The resulting album, How Can I Keep from Singing?, is the work of a singer who has learned to trust her own instincts. Marie seems to delight in bringing a fresh perspective to familiar or unexpected material. Take, for example, her version of "The Tennessee Waltz." "I always thought the words to that song were really nothing but the Blues," she explains. "So I put some grease and fat back up in there." Her pairing of the spiritual "Sometimes I Feel Like a Motherless Child" and Nina Simone's "Four Women" is more personal. "Those lyrics speak to our history so much. I believe in my lineage all four of those women exist. It is not a stretch at all for me to say I'm Sweet Thing or I'm Safranga. I think that is probably the case for most black women. They know [all four women] or they are them. My strongest connection is with Aunt Sarah."

The CD also contains three examples of Marie's impressive talent for songwriting. The yearning "Hurry Sundown," with its lovely bridge, the sexy "Take My Breath Away" and the lively "I Like You" are smart, well crafted tunes. Before the recording session Marie was concerned about how the musicians would react to her songs. "What if Mulgrew said," she adopts a voice of mock disdain, "who wrote that!" However, she had nothing to worry about. As she stood in the vocal booth, she could see the musicians smiling as they played her songs. She remembers thinking, "I can't believe these guys are smiling about music that I wrote." "That," she says happily, "was a good feeling."
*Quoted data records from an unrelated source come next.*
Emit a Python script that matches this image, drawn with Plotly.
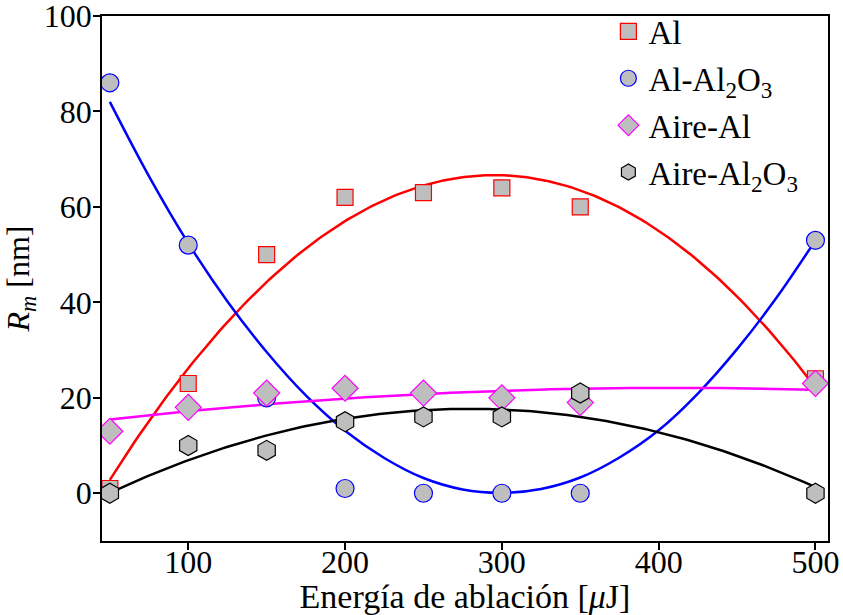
import numpy as np
import plotly.graph_objects as go

# Ablation energy (uJ)
energia = [50, 100, 150, 200, 250, 300, 350, 500]

# Mean radius R_m (nm) for each sample
r_al = [1, 23, 50, 62, 63, 64, 60, 24]
r_al_al2o3 = [86, 52, 20, 1, 0, 0, 0, 53]
r_aire_al = [13, 18, 21, 22, 21, 20, 19, 23]
r_aire_al2o3 = [0, 10, 9, 15, 16, 16, 21, 0]

# Trend curve for Al-Al2O3 (parabola with its minimum at ~300 uJ)
tend_al_al2o3_x = [50, 75, 100, 125, 150, 175, 200, 225, 250, 275, 300,
                   325, 350, 375, 400, 425, 450, 475, 500]
tend_al_al2o3_y = [82.0, 66.4, 52.4, 40.2, 29.6, 20.5, 13.1, 7.4, 3.2, 0.8, 0.1,
                   0.9, 3.3, 7.5, 13.2, 20.9, 30.2, 40.9, 53.0]

x_ticks = [100, 200, 300, 400, 500]
y_ticks = [0, 20, 40, 60, 80, 100]

series = [
    ("Al", r_al, "#ff0000", "square"),
    ("Al-Al<sub>2</sub>O<sub>3</sub>", r_al_al2o3, "#0000ff", "circle"),
    ("Aire-Al", r_aire_al, "#ff00ff", "diamond"),
    ("Aire-Al<sub>2</sub>O<sub>3</sub>", r_aire_al2o3, "#000000", "hexagon"),
]

FONT = "Liberation Serif"
fig = go.Figure()

x_fit = np.linspace(min(energia), max(energia), 200)
for name, vals, color, sym in series:
    if vals is r_al_al2o3:
        fx, fy = tend_al_al2o3_x, tend_al_al2o3_y
        shape = "spline"
    else:
        # quadratic least-squares trend
        coef = np.polyfit(energia, vals, 2)
        fx, fy = x_fit, np.polyval(coef, x_fit)
        shape = "linear"
    fig.add_trace(go.Scatter(
        x=fx, y=fy, mode="lines", line=dict(color=color, width=2.5, shape=shape),
        showlegend=False, hoverinfo="skip",
    ))

sizes = {"square": 16, "circle": 18, "diamond": 20, "hexagon": 20}
for i, (name, vals, color, sym) in enumerate(series):
    fig.add_trace(go.Scatter(
        x=energia, y=vals, mode="markers", name=name, legendgroup=f"g{i}",
        marker=dict(symbol=sym, size=sizes[sym], color="#bebebe",
                    line=dict(color=color, width=1.2)),
    ))

fig.update_layout(
    width=843, height=615,
    margin=dict(l=102, r=15, t=16, b=74, autoexpand=False),
    paper_bgcolor="white", plot_bgcolor="white",
    font=dict(family=FONT, size=32, color="black"),
    legend=dict(x=0.6975, y=1.024, xanchor="left", yanchor="top",
                bgcolor="rgba(0,0,0,0)", font=dict(size=33),
                itemsizing="trace", tracegroupgap=1),
    showlegend=True,
)
fig.update_xaxes(
    range=[45, 508], tickvals=x_ticks, ticks="outside", ticklen=7,
    tickwidth=1.5, tickcolor="black", showline=True, linecolor="black",
    linewidth=1.5, mirror=True, showgrid=False, zeroline=False,
    automargin=False, tickfont=dict(size=32), ticklabelstandoff=-15,
    ticklabeloverflow="allow",
    title=dict(text="Energía de ablación [<i>μ</i>J]", standoff=2,
               font=dict(size=34)),
)
fig.update_yaxes(
    range=[-10, 100], tickvals=y_ticks, ticks="outside", ticklen=7,
    tickwidth=1.5, tickcolor="black", showline=True, linecolor="black",
    linewidth=1.5, mirror=True, showgrid=False, zeroline=False,
    automargin=False, tickfont=dict(size=32), ticklabelstandoff=-5,
    ticklabeloverflow="allow",
    title=dict(text="<i>R</i><sub><i>m</i></sub> [nm]", standoff=8,
               font=dict(size=32)),
)

fig.write_html("out.html")
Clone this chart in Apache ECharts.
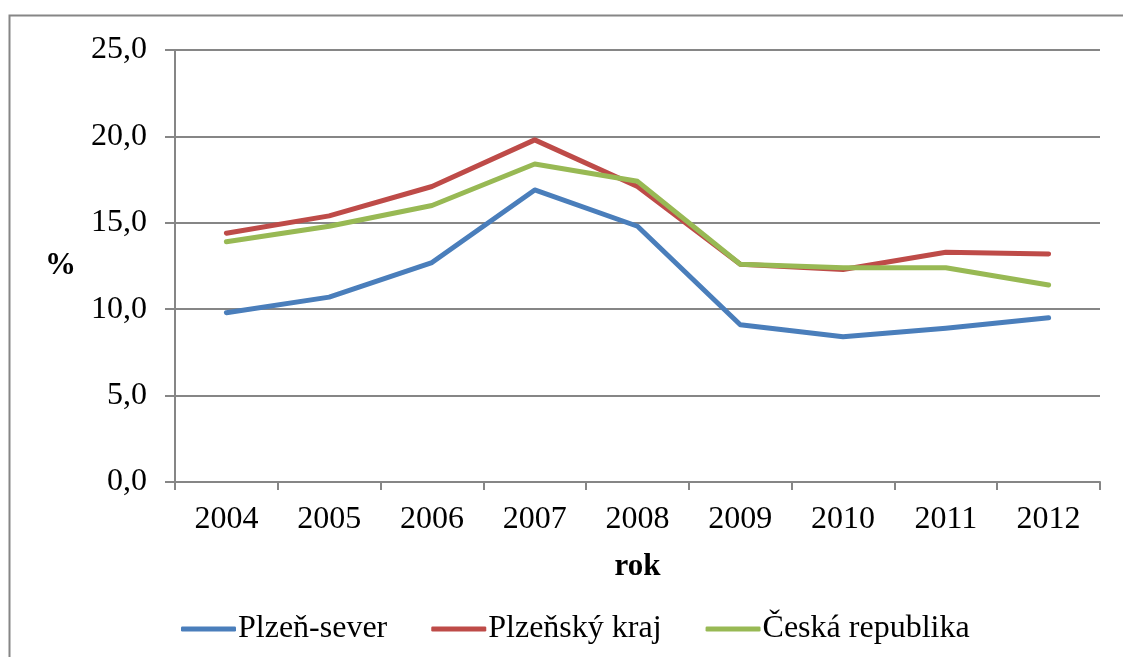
<!DOCTYPE html>
<html>
<head>
<meta charset="utf-8">
<script src="https://cdn.jsdelivr.net/npm/echarts@6/dist/echarts.min.js"></script>
<style>
  html, body { margin: 0; padding: 0; background: #fff; }
  #chart { width: 1123px; height: 657px; }
</style>
</head>
<body>
<div id="chart"></div>
<script>
  const years = ['2004', '2005', '2006', '2007', '2008', '2009', '2010', '2011', '2012'];
  const plzenSever = [9.8, 10.7, 12.7, 16.9, 14.8, 9.1, 8.4, 8.9, 9.5];
  const plzenskyKraj = [14.4, 15.4, 17.1, 19.8, 17.1, 12.6, 12.3, 13.3, 13.2];
  const ceskaRepublika = [13.9, 14.8, 16.0, 18.4, 17.4, 12.6, 12.4, 12.4, 11.4];

  const font = '"Liberation Serif", "Times New Roman", serif';
  const grey = '#868686';

  const myChart = echarts.init(document.getElementById('chart'));

  function line(name, data, color) {
    return {
      name: name,
      type: 'line',
      data: data,
      symbol: 'none',
      lineStyle: { color: color, width: 5, cap: 'round', join: 'round' },
      itemStyle: { color: color },
      animation: false
    };
  }

  const option = {
    backgroundColor: '#fff',
    textStyle: { fontFamily: font },
    graphic: [{
      type: 'rect',
      shape: { x: 9.5, y: 15.5, width: 1200, height: 800 },
      style: { fill: 'none', stroke: grey, lineWidth: 2 },
      silent: true
    }],
    grid: { left: 175, right: 23, top: 50, bottom: 175 },
    legend: {
      top: 608,
      left: 176,
      icon: 'roundRect',
      itemWidth: 55,
      itemHeight: 5,
      itemGap: 44,
      textStyle: { fontFamily: font, fontSize: 32, color: '#000', padding: [0, 0, 0, -3] },
      data: ['Plzeň-sever', 'Plzeňský kraj', 'Česká republika']
    },
    xAxis: {
      type: 'category',
      data: years,
      name: 'rok',
      nameLocation: 'middle',
      nameGap: 69,
      nameTextStyle: { fontFamily: font, fontSize: 31, fontWeight: 'bold', color: '#000' },
      axisLine: { lineStyle: { color: grey, width: 2 } },
      axisTick: { show: true, length: 8, lineStyle: { color: grey, width: 2 } },
      axisLabel: { fontFamily: font, fontSize: 32, color: '#000', margin: 22 }
    },
    yAxis: {
      type: 'value',
      min: 0,
      max: 25,
      interval: 5,
      name: '%',
      nameLocation: 'middle',
      nameRotate: 0,
      nameGap: 99,
      nameTextStyle: { fontFamily: font, fontSize: 31, fontWeight: 'bold', color: '#000' },
      axisLine: { show: true, lineStyle: { color: grey, width: 2 } },
      axisTick: { show: true, length: 10, lineStyle: { color: grey, width: 2 } },
      splitLine: { lineStyle: { color: grey, width: 2 } },
      axisLabel: {
        fontFamily: font, fontSize: 32, color: '#000', margin: 28,
        formatter: function (v) { return v.toFixed(1).replace('.', ','); }
      }
    },
    series: [
      line('Plzeň-sever', plzenSever, '#4a7ebb'),
      line('Plzeňský kraj', plzenskyKraj, '#be4b48'),
      line('Česká republika', ceskaRepublika, '#98b954')
    ]
  };

  myChart.setOption(option);
</script>
</body>
</html>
René Marie has not lost her love for the great standards that brought her to jazz in the first place. Yet, she doesn't feel limited to that repertoire. "I like incorporating music from other cultures into jazz, not just American music. It's like eating. You like sweet and salty. Soft and crunchy. Sometimes mixed in all together. Anything that makes me think, peaks my interest or perks up my ear." When asked about the state of jazz singing, she defers by saying, "I'm still learning about myself and how I feel about my own singing." But asked what could be done to increase interest in jazz, she is emphatic. "Take your kids to live music. Don't let them think that real music has to sound to like that produced stuff on the radio. It's not. It's nothing like that."

Marie's own live performances this year will take her from the Blue Note in New York to the Plush Room in San Francisco and a number of points in between. She will also be traveling to Europe for her first overseas performances. Next month she returns to the studio to record a new CD for release this summer. The new album will feature five original tunes and, undoubtedly, some surprises as well.

René Marie is optimistic about the future. "It feels good. It really feels good. I've got a lot of energy and I'm raring to go." Asked if she has any goals for her career, she pauses thoughtfully. "My goal is to avoid being in a niche," she says firmly. "I don't ever want to sound like a cliché."